As of around 2100 UTC, the BTC/USD exchange rate was trading at its intraday high of $11,736. The pair underwent a sharp downside correction as traders sold their holdings at local highs. Entering Tuesday, it was trading just shy of $11,500.
Nico, an independent market analyst, noted that the latest bearish move pointed to a weak rejection near $11,700-resistance. Saying that he is confident about the cryptocurrency’s bullish bias, Nico added that traders should – nevertheless – watch out for an extended pullback towards $11,100.
His reason was a missing candle on the Bitcoin Futures chart of the Chicago Mercantile Exchange. Traders believe that the so-called “gap” in the derivatives market propels the spot Bitcoin to fill it. Studies show that Bitcoin has filled 9 out of 10 of such missing candles in the past.

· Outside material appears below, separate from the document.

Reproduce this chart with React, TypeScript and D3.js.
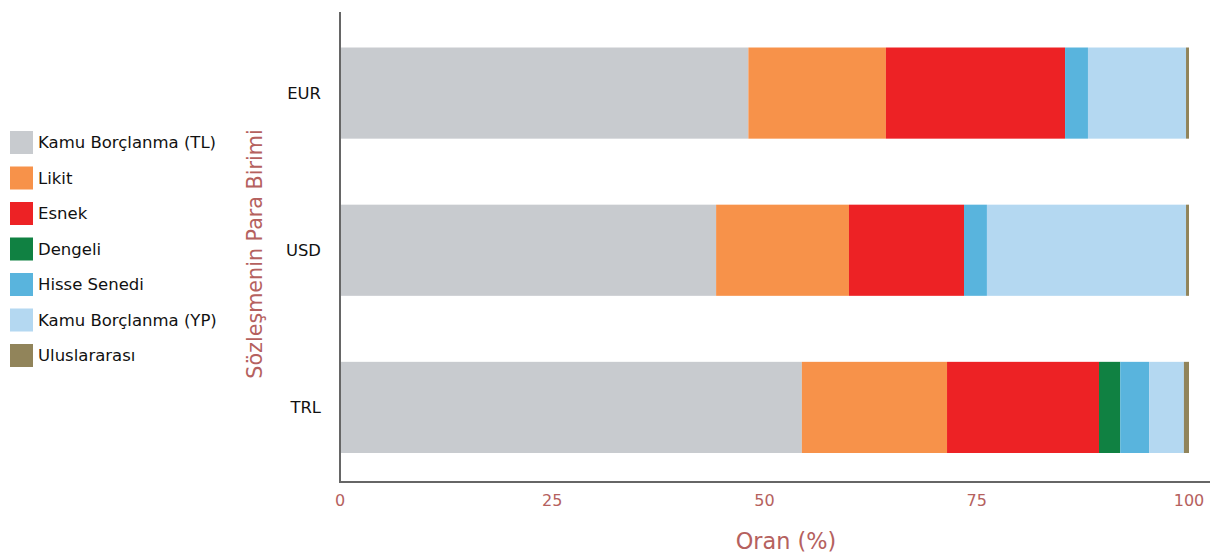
import React from "react";
import * as d3 from "d3";

const categories = ["EUR", "USD", "TRL"];
const seriesNames = [
  "Kamu Borçlanma (TL)",
  "Likit",
  "Esnek",
  "Dengeli",
  "Hisse Senedi",
  "Kamu Borçlanma (YP)",
  "Uluslararası",
];
const kamuTL = [48.1, 44.3, 54.4];
const likit = [16.2, 15.65, 17.1];
const esnek = [21.1, 13.55, 17.9];
const dengeli = [0, 0, 2.5];
const hisse = [2.7, 2.7, 3.4];
const kamuYP = [11.55, 23.45, 4.1];
const uluslararasi = [0.35, 0.35, 0.6];
const xTicks = [0, 25, 50, 75, 100];
const colors = ["#C8CBCF", "#F7924A", "#ED2225", "#108142", "#59B4DD", "#B4D8F1", "#91845A"];

const W = 1213;
const H = 558;
const axisColor = "#B5615E";

export default function App() {
  const seriesVals = [kamuTL, likit, esnek, dengeli, hisse, kamuYP, uluslararasi];
  const rows = categories.map((c, i) => {
    const r: any = { cat: c };
    seriesNames.forEach((s, j) => (r[s] = seriesVals[j][i]));
    return r;
  });
  const stack = d3.stack<any>().keys(seriesNames)(rows);
  const x = d3.scaleLinear().domain([0, 100]).range([340, 1189]);
  const y = d3.scaleBand().domain(categories).range([14.5, 486]).paddingInner(0.42).paddingOuter(0.21);
  const axisY = 482;

  return (
    <svg width={W} height={H} style={{ position: "absolute", left: 0, top: 0, fontFamily: "DejaVu Sans, Verdana, sans-serif" }}>
      <rect width={W} height={H} fill="#fff" />
      {stack.map((layer, j) => (
        <g key={j} fill={colors[j]}>
          {layer.map((d, i) => (
            <rect key={i} x={x(d[0])} y={y(categories[i])} width={Math.max(0, x(d[1]) - x(d[0]))} height={y.bandwidth()} />
          ))}
        </g>
      ))}
      <line x1={340} x2={340} y1={12} y2={axisY} stroke="#666" strokeWidth={2} />
      <line x1={339} x2={1210} y1={axisY} y2={axisY} stroke="#666" strokeWidth={2} />
      {categories.map((c) => (
        <text key={c} x={321} y={(y(c) as number) + y.bandwidth() / 2} textAnchor="end" dominantBaseline="central" fontSize={16.4} fill="#111">
          {c}
        </text>
      ))}
      {xTicks.map((t) => (
        <text key={t} x={x(t)} y={500} textAnchor="middle" dominantBaseline="central" fontSize={16} fill={axisColor}>
          {t}
        </text>
      ))}
      <text x={786} y={541} textAnchor="middle" dominantBaseline="central" fontSize={22.4} fill={axisColor}>
        Oran (%)
      </text>
      <text transform={`translate(255,254) rotate(-90)`} textAnchor="middle" dominantBaseline="central" fontSize={20.7} fill={axisColor}>
        Sözleşmenin Para Birimi
      </text>
      {seriesNames.map((s, j) => (
        <g key={s} transform={`translate(10,${142.5 + j * 35.5})`}>
          <rect x={0} y={-11.5} width={23} height={23} fill={colors[j]} />
          <text x={28} y={0} dominantBaseline="central" fontSize={16.5} fill="#111">
            {s}
          </text>
        </g>
      ))}
    </svg>
  );
}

This psychological factor became the basis of Nico’s analysis.
Bullish Predictions for Bitcoin
The nature of Monday’s upside move was macroeconomic.

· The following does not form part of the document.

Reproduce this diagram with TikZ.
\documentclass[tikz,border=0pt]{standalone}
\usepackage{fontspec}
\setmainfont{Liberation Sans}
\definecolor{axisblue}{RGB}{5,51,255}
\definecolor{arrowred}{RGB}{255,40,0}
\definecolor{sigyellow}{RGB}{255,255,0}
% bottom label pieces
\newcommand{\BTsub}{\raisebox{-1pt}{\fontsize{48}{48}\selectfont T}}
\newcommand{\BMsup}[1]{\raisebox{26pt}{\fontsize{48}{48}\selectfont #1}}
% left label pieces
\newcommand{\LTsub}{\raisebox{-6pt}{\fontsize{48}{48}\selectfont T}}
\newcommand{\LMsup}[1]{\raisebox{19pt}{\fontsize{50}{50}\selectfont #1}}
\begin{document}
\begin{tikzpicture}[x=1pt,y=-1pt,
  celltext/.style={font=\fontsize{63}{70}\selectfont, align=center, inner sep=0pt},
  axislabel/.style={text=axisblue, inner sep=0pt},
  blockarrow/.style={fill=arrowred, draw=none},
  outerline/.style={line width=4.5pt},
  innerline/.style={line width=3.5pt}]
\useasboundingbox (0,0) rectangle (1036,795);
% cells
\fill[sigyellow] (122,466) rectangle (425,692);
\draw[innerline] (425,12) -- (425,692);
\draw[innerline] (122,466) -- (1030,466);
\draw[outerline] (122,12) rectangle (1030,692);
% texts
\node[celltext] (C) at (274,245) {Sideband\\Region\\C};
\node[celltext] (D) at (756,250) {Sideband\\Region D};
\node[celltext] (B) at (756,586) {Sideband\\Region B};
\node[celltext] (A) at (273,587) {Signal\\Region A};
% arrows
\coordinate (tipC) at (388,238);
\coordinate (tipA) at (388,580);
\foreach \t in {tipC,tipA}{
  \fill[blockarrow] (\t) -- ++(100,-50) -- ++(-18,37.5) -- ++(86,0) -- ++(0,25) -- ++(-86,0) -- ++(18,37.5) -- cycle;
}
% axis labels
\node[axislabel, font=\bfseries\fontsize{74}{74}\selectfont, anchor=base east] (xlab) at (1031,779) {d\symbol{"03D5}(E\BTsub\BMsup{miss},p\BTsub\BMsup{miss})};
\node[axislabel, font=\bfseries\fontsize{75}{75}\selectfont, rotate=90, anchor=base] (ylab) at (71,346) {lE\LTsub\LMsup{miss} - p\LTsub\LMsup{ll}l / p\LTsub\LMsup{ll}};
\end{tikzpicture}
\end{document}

Bitcoin broke above its crucial technical resistances after taking cues from a tech-led stock market rally on Wall Street this Monday. The cryptocurrency remains erratically correlated with the S&P 500, as shown in the Skew chart below.
So it appears, the stock market pump reduced Bitcoin’s bearish bias. The roots of this analogy go way back to March 2020. Then, Bitcoin became an ideal scapegoat to cover investors’ losses in the S&P 500 index. It was sitting atop nearly 50 percent yearly profits YTD, which made it an ideal asset to offload for investors.
Even today, Bitcoin has rallied far better than traditional markets, which includes its top rival gold.
Traders assessed a bullish outcome for the S&P 500 in the coming days, primarily because of the third-quarter earnings season. They relied on optimistic outcomes for the firms during the reported rebound in the US economy in Q3. Excerpts from the Wall Street Journal report:
“With the economy continuing to slowly reopen, profits of the large U.S. companies in the flagship stock index are now projected to drop 20% from a year earlier in the third quarter. That is an improvement from the 25% decline anticipated at the end of June and the 32% drop reported for the second quarter.”
People also expected a clear pathway for the second coronavirus stimulus package. Despite hitting roadblocks, higher anticipations that Joe Biden would win the November 3 presidential election helped investors assess the possibility of a $2.3 trillion relief for American households and businesses.
That made the US stock market bullish in the running quarter. In turn, it left Bitcoin in a similar upside spell.
“Now that there are no further obstacles along the way, BTC and ETH are cleared to rise to $12,000 and $440, respectively,” Konstantin Anissimov, Executive Director at CEX.IO, told BlocDesk. “And if demand continues to increase, they may even be bound for new yearly highs. Such price behavior will indicate the restart of the crypto bull market.”
BTC/USD was trading at $11,494 at the time of this writing.